Aim
Copy out every line exactly as given.

======

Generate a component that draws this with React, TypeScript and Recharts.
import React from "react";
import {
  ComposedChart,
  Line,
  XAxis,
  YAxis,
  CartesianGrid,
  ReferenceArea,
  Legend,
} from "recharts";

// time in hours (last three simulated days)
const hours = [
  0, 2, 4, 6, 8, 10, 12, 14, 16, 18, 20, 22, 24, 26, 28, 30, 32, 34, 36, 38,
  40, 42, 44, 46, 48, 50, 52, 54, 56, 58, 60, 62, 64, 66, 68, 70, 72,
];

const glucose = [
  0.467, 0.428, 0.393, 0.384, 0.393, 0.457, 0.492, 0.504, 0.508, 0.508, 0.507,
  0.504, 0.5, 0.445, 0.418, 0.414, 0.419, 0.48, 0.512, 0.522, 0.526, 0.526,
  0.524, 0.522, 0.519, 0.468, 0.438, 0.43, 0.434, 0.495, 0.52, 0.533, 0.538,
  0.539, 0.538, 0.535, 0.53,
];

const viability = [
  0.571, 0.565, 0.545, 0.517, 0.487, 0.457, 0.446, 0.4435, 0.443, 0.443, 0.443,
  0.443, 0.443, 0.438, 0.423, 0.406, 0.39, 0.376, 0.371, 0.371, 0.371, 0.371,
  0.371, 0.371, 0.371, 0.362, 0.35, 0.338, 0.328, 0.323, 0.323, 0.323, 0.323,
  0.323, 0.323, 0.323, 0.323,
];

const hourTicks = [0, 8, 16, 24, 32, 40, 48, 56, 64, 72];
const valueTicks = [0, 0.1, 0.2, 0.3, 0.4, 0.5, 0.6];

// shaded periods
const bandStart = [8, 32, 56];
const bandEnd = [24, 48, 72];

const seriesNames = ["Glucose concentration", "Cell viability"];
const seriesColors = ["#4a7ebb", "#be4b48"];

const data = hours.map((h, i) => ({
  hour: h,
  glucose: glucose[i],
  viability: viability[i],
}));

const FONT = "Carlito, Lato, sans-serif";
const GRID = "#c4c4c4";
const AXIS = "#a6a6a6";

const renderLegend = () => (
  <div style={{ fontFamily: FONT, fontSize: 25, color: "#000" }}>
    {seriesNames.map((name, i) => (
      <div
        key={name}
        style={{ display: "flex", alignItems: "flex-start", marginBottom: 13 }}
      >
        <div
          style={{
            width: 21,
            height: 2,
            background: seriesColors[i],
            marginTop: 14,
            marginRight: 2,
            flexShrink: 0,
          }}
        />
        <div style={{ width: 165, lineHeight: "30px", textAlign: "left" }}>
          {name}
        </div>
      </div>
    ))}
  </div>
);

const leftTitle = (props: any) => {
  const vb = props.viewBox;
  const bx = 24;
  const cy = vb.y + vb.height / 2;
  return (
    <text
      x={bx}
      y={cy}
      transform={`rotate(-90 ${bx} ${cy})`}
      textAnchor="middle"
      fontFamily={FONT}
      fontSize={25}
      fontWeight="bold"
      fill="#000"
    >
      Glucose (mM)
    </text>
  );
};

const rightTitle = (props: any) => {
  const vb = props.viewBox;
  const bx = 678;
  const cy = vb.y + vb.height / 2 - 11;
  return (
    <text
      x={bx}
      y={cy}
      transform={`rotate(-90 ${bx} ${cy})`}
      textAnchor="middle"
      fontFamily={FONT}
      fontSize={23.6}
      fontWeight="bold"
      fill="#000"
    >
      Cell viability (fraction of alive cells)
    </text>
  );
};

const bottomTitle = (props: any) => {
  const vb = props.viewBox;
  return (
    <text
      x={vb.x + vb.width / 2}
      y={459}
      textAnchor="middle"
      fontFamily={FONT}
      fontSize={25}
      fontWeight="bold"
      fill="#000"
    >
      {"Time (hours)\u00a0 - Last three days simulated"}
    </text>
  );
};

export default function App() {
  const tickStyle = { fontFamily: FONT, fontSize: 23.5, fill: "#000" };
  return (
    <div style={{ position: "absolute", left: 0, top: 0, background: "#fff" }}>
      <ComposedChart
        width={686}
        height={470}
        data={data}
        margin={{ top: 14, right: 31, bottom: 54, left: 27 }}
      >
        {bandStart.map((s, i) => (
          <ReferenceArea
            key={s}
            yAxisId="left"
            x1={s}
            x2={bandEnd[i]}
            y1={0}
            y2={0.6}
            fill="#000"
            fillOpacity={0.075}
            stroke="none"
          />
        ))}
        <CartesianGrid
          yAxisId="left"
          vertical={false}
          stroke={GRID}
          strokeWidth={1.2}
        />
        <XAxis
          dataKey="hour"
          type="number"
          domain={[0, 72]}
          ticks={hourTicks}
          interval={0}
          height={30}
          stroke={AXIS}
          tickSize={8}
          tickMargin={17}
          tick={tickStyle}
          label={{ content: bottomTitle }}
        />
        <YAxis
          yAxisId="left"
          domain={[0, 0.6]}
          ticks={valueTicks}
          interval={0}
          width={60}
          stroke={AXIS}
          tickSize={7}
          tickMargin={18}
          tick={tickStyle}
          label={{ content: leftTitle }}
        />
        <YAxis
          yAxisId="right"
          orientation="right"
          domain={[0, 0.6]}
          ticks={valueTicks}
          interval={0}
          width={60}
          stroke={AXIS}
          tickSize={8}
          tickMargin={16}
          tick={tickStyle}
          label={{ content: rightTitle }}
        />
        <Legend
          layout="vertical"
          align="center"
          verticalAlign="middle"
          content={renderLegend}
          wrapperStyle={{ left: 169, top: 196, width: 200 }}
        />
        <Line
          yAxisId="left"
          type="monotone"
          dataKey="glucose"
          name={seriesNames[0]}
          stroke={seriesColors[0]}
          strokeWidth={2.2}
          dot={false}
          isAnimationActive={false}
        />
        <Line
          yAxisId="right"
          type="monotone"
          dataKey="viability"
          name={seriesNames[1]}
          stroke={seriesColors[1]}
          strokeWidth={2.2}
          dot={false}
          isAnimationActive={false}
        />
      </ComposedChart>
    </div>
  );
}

======

Exercise answer
Generate a component that draws this with React, TypeScript and Recharts.
import React from "react";
import {
  ComposedChart,
  Line,
  XAxis,
  YAxis,
  CartesianGrid,
  ReferenceArea,
  Legend,
} from "recharts";

// time in hours (last three simulated days)
const hours = [
  0, 2, 4, 6, 8, 10, 12, 14, 16, 18, 20, 22, 24, 26, 28, 30, 32, 34, 36, 38,
  40, 42, 44, 46, 48, 50, 52, 54, 56, 58, 60, 62, 64, 66, 68, 70, 72,
];

const glucose = [
  0.467, 0.428, 0.393, 0.384, 0.393, 0.457, 0.492, 0.504, 0.508, 0.508, 0.507,
  0.504, 0.5, 0.445, 0.418, 0.414, 0.419, 0.48, 0.512, 0.522, 0.526, 0.526,
  0.524, 0.522, 0.519, 0.468, 0.438, 0.43, 0.434, 0.495, 0.52, 0.533, 0.538,
  0.539, 0.538, 0.535, 0.53,
];

const viability = [
  0.571, 0.565, 0.545, 0.517, 0.487, 0.457, 0.446, 0.4435, 0.443, 0.443, 0.443,
  0.443, 0.443, 0.438, 0.423, 0.406, 0.39, 0.376, 0.371, 0.371, 0.371, 0.371,
  0.371, 0.371, 0.371, 0.362, 0.35, 0.338, 0.328, 0.323, 0.323, 0.323, 0.323,
  0.323, 0.323, 0.323, 0.323,
];

const hourTicks = [0, 8, 16, 24, 32, 40, 48, 56, 64, 72];
const valueTicks = [0, 0.1, 0.2, 0.3, 0.4, 0.5, 0.6];

// shaded periods
const bandStart = [8, 32, 56];
const bandEnd = [24, 48, 72];

const seriesNames = ["Glucose concentration", "Cell viability"];
const seriesColors = ["#4a7ebb", "#be4b48"];

const data = hours.map((h, i) => ({
  hour: h,
  glucose: glucose[i],
  viability: viability[i],
}));

const FONT = "Carlito, Lato, sans-serif";
const GRID = "#c4c4c4";
const AXIS = "#a6a6a6";

const renderLegend = () => (
  <div style={{ fontFamily: FONT, fontSize: 25, color: "#000" }}>
    {seriesNames.map((name, i) => (
      <div
        key={name}
        style={{ display: "flex", alignItems: "flex-start", marginBottom: 13 }}
      >
        <div
          style={{
            width: 21,
            height: 2,
            background: seriesColors[i],
            marginTop: 14,
            marginRight: 2,
            flexShrink: 0,
          }}
        />
        <div style={{ width: 165, lineHeight: "30px", textAlign: "left" }}>
          {name}
        </div>
      </div>
    ))}
  </div>
);

const leftTitle = (props: any) => {
  const vb = props.viewBox;
  const bx = 24;
  const cy = vb.y + vb.height / 2;
  return (
    <text
      x={bx}
      y={cy}
      transform={`rotate(-90 ${bx} ${cy})`}
      textAnchor="middle"
      fontFamily={FONT}
      fontSize={25}
      fontWeight="bold"
      fill="#000"
    >
      Glucose (mM)
    </text>
  );
};

const rightTitle = (props: any) => {
  const vb = props.viewBox;
  const bx = 678;
  const cy = vb.y + vb.height / 2 - 11;
  return (
    <text
      x={bx}
      y={cy}
      transform={`rotate(-90 ${bx} ${cy})`}
      textAnchor="middle"
      fontFamily={FONT}
      fontSize={23.6}
      fontWeight="bold"
      fill="#000"
    >
      Cell viability (fraction of alive cells)
    </text>
  );
};

const bottomTitle = (props: any) => {
  const vb = props.viewBox;
  return (
    <text
      x={vb.x + vb.width / 2}
      y={459}
      textAnchor="middle"
      fontFamily={FONT}
      fontSize={25}
      fontWeight="bold"
      fill="#000"
    >
      {"Time (hours)\u00a0 - Last three days simulated"}
    </text>
  );
};

export default function App() {
  const tickStyle = { fontFamily: FONT, fontSize: 23.5, fill: "#000" };
  return (
    <div style={{ position: "absolute", left: 0, top: 0, background: "#fff" }}>
      <ComposedChart
        width={686}
        height={470}
        data={data}
        margin={{ top: 14, right: 31, bottom: 54, left: 27 }}
      >
        {bandStart.map((s, i) => (
          <ReferenceArea
            key={s}
            yAxisId="left"
            x1={s}
            x2={bandEnd[i]}
            y1={0}
            y2={0.6}
            fill="#000"
            fillOpacity={0.075}
            stroke="none"
          />
        ))}
        <CartesianGrid
          yAxisId="left"
          vertical={false}
          stroke={GRID}
          strokeWidth={1.2}
        />
        <XAxis
          dataKey="hour"
          type="number"
          domain={[0, 72]}
          ticks={hourTicks}
          interval={0}
          height={30}
          stroke={AXIS}
          tickSize={8}
          tickMargin={17}
          tick={tickStyle}
          label={{ content: bottomTitle }}
        />
        <YAxis
          yAxisId="left"
          domain={[0, 0.6]}
          ticks={valueTicks}
          interval={0}
          width={60}
          stroke={AXIS}
          tickSize={7}
          tickMargin={18}
          tick={tickStyle}
          label={{ content: leftTitle }}
        />
        <YAxis
          yAxisId="right"
          orientation="right"
          domain={[0, 0.6]}
          ticks={valueTicks}
          interval={0}
          width={60}
          stroke={AXIS}
          tickSize={8}
          tickMargin={16}
          tick={tickStyle}
          label={{ content: rightTitle }}
        />
        <Legend
          layout="vertical"
          align="center"
          verticalAlign="middle"
          content={renderLegend}
          wrapperStyle={{ left: 169, top: 196, width: 200 }}
        />
        <Line
          yAxisId="left"
          type="monotone"
          dataKey="glucose"
          name={seriesNames[0]}
          stroke={seriesColors[0]}
          strokeWidth={2.2}
          dot={false}
          isAnimationActive={false}
        />
        <Line
          yAxisId="right"
          type="monotone"
          dataKey="viability"
          name={seriesNames[1]}
          stroke={seriesColors[1]}
          strokeWidth={2.2}
          dot={false}
          isAnimationActive={false}
        />
      </ComposedChart>
    </div>
  );
}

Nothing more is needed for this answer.